そして、それは必ずしも悪いことではないのだろう。社会が一定の評価の軸を持っていることは、社会の安定のために必要なのだろう。だけれども、それを金科玉条、不磨の大典としてしまっては、社会の空気は濁り、沈澱して、みな窒息してしまうだろう。社会の評価軸は必要なものとして認めつつも、それだけが全てではないということを、どれだけ多くの人が分かっているかが、社会の安定と革新に向けた重要な要素になるのだろう。もし現在の社会の評価が全てなんだと思って、それに従順に従うことだけしか知らない人たちだけが高い地位を得るようになれば、そこに待っているのは全体主義の社会だろう。

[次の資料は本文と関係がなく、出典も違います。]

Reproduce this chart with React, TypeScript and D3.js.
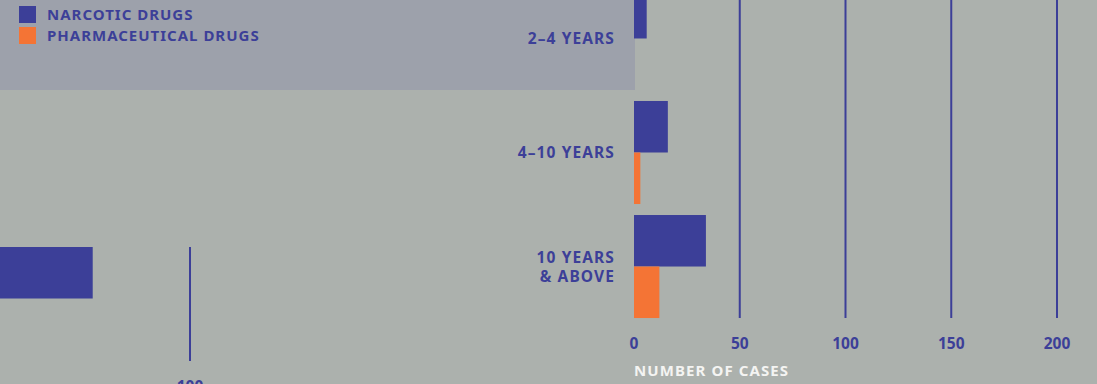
import React, { useEffect, useRef } from "react";
import * as d3 from "d3";

// right chart: cases by duration of use
const ageGroups = ["2–4 YEARS", "4–10 YEARS", "10 YEARS\n& ABOVE"];
const narcoticCases = [6, 16, 34];
const pharmaCases = [0, 3, 12];
const xTicks = [0, 50, 100, 150, 200];

// left fragment (neighbouring panel, mostly cut off)
const leftNarcotic = [54];
const leftTicks = [100];

const legendItems = ["NARCOTIC DRUGS", "PHARMACEUTICAL DRUGS"];

const NAVY = "#3c3f98";
const ORANGE = "#f47435";
const BG = "#acb1ad";
const FONT = "'Noto Sans', 'Open Sans', sans-serif";

export default function App() {
  const svgRef = useRef<SVGSVGElement>(null);

  useEffect(() => {
    if (!svgRef.current) return;
    const svg = d3.select(svgRef.current);
    svg.selectAll("*").remove();

    const width = 1097;
    const height = 384;

    svg.append("rect").attr("width", width).attr("height", height).attr("fill", BG);

    // legend overlay panel (sits under the marks)
    svg.append("rect")
      .attr("x", 0)
      .attr("y", 0)
      .attr("width", 635)
      .attr("height", 90)
      .attr("fill", "#9da1ab");

    // scales for right chart
    const x = d3.scaleLinear().domain([0, 200]).range([634, 1057]);
    const y = d3.scaleBand<string>()
      .domain(ageGroups)
      .range([-18.5, 323.5])
      .paddingInner(0.0965)
      .paddingOuter(0.048);
    const inner = d3.scaleBand<string>()
      .domain(["narcotic", "pharma"])
      .range([0, y.bandwidth()]);

    const gridBottom = (y(ageGroups[2]) ?? 0) + y.bandwidth();

    // gridlines
    svg.append("g")
      .selectAll("line")
      .data(xTicks.filter((d) => d > 0))
      .join("line")
      .attr("x1", (d) => x(d))
      .attr("x2", (d) => x(d))
      .attr("y1", 0)
      .attr("y2", gridBottom)
      .attr("stroke", NAVY)
      .attr("stroke-width", 2);

    // bars
    const groups = svg.append("g")
      .selectAll("g")
      .data(ageGroups)
      .join("g")
      .attr("transform", (d) => `translate(0,${y(d)})`);

    groups.append("rect")
      .attr("x", x(0))
      .attr("y", inner("narcotic")!)
      .attr("width", (_, i) => x(narcoticCases[i]) - x(0))
      .attr("height", inner.bandwidth())
      .attr("fill", NAVY);

    groups.append("rect")
      .attr("x", x(0))
      .attr("y", inner("pharma")!)
      .attr("width", (_, i) => x(pharmaCases[i]) - x(0))
      .attr("height", inner.bandwidth())
      .attr("fill", ORANGE);

    // category labels (one text per line)
    groups.each(function (d) {
      const lines = d.split("\n");
      const lh = 19;
      const startY = y.bandwidth() / 2 - ((lines.length - 1) * lh) / 2 + 5.5;
      d3.select(this)
        .selectAll("text")
        .data(lines)
        .join("text")
        .attr("x", 615)
        .attr("y", (_, i) => startY + i * lh)
        .attr("text-anchor", "end")
        .attr("font-family", FONT)
        .attr("font-weight", 700)
        .attr("font-size", 15.5)
        .attr("letter-spacing", 1.1)
        .attr("fill", NAVY)
        .text((l) => l);
    });

    // x tick labels
    svg.append("g")
      .selectAll("text")
      .data(xTicks)
      .join("text")
      .attr("x", (d) => x(d))
      .attr("y", 349)
      .attr("text-anchor", "middle")
      .attr("font-family", FONT)
      .attr("font-weight", 700)
      .attr("font-size", 15.5)
      .attr("fill", NAVY)
      .text((d) => d);

    svg.append("text")
      .attr("x", 634)
      .attr("y", 376)
      .attr("font-family", FONT)
      .attr("font-weight", 700)
      .attr("font-size", 15)
      .attr("letter-spacing", 1.1)
      .attr("fill", "#f4f4f2")
      .text("NUMBER OF CASES");

    // left fragment
    const xl = d3.scaleLinear().domain([0, 100]).range([-21.5, 190]);
    svg.append("g")
      .selectAll("line")
      .data(leftTicks)
      .join("line")
      .attr("x1", (d) => xl(d))
      .attr("x2", (d) => xl(d))
      .attr("y1", 247)
      .attr("y2", 361)
      .attr("stroke", NAVY)
      .attr("stroke-width", 2);
    svg.append("g")
      .selectAll("rect")
      .data(leftNarcotic)
      .join("rect")
      .attr("x", xl(0))
      .attr("y", 247)
      .attr("width", (d) => xl(d) - xl(0))
      .attr("height", inner.bandwidth())
      .attr("fill", NAVY);
    svg.append("g")
      .selectAll("text")
      .data(leftTicks)
      .join("text")
      .attr("x", (d) => xl(d))
      .attr("y", 392)
      .attr("text-anchor", "middle")
      .attr("font-family", FONT)
      .attr("font-weight", 700)
      .attr("font-size", 15.5)
      .attr("fill", NAVY)
      .text((d) => d);

    // legend
    const legend = svg.append("g")
      .selectAll("g")
      .data(legendItems)
      .join("g")
      .attr("transform", (_, i) => `translate(19,${6 + i * 21})`);
    legend.append("rect")
      .attr("width", 17)
      .attr("height", 17)
      .attr("fill", (_, i) => (i === 0 ? NAVY : ORANGE));
    legend.append("text")
      .attr("x", 28)
      .attr("y", 14)
      .attr("font-family", FONT)
      .attr("font-weight", 700)
      .attr("font-size", 15)
      .attr("letter-spacing", 1)
      .attr("fill", NAVY)
      .text((d) => d);
  }, []);

  return (
    <div>
      <style>{`body { margin: 0; }`}</style>
      <svg ref={svgRef} width={1097} height={384} style={{ display: "block" }} />
    </div>
  );
}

どんな理想も、どんな優れた思想も、そこに込められていた思いが失われてしまえば、ただの物質となってしまう。社会に活気を与えるのではなく、社会を物化してしまう。かつては清洌な風を運んできた思想だって、そこに込められた魂が忘れられてしまえば、社会を停滞させてしまう。かつての前衛思想だった共和主義が、現代では米国でもフランスでも保守派になっていることが、その事例の一つだろう。(※2)


そう、だから自らが持つ評価軸が、社会が持っている評価軸と異なる人は大変だ。特に悪に負けて堕落したためにおかしな評価軸を持っているものと混同されることが大きな苦労の源になる。社会の評価軸を従順に受け入れて生きてきたものたちにとって、両者の違いを見極めるのは容易なことでない。そこに誤解と勘違いが生まれる。何か新しい軸を生み出したもの、生み出そうとしているものは必ず誤解され、必ず苦労する。新しい評価の軸を生み出そうと努力することによって、善くあろうとすることによって、まさにそのことによって苦しむ。それは2000年前だってそうだったし、どの時代においてもそうであり続けてきたし、現代も変わりはしない。


しかし実は、そういう人生にこそ生きる内実があるのかもしれない。そういう人生を生きることこそが、生きるということなのかもしれない。新たな価値とかつての価値がぶつかり合うことによって生まれる矛盾と葛藤にこそ、そこに生まれる摩擦にこそ、生命の輝きが隠れているのかもしれない。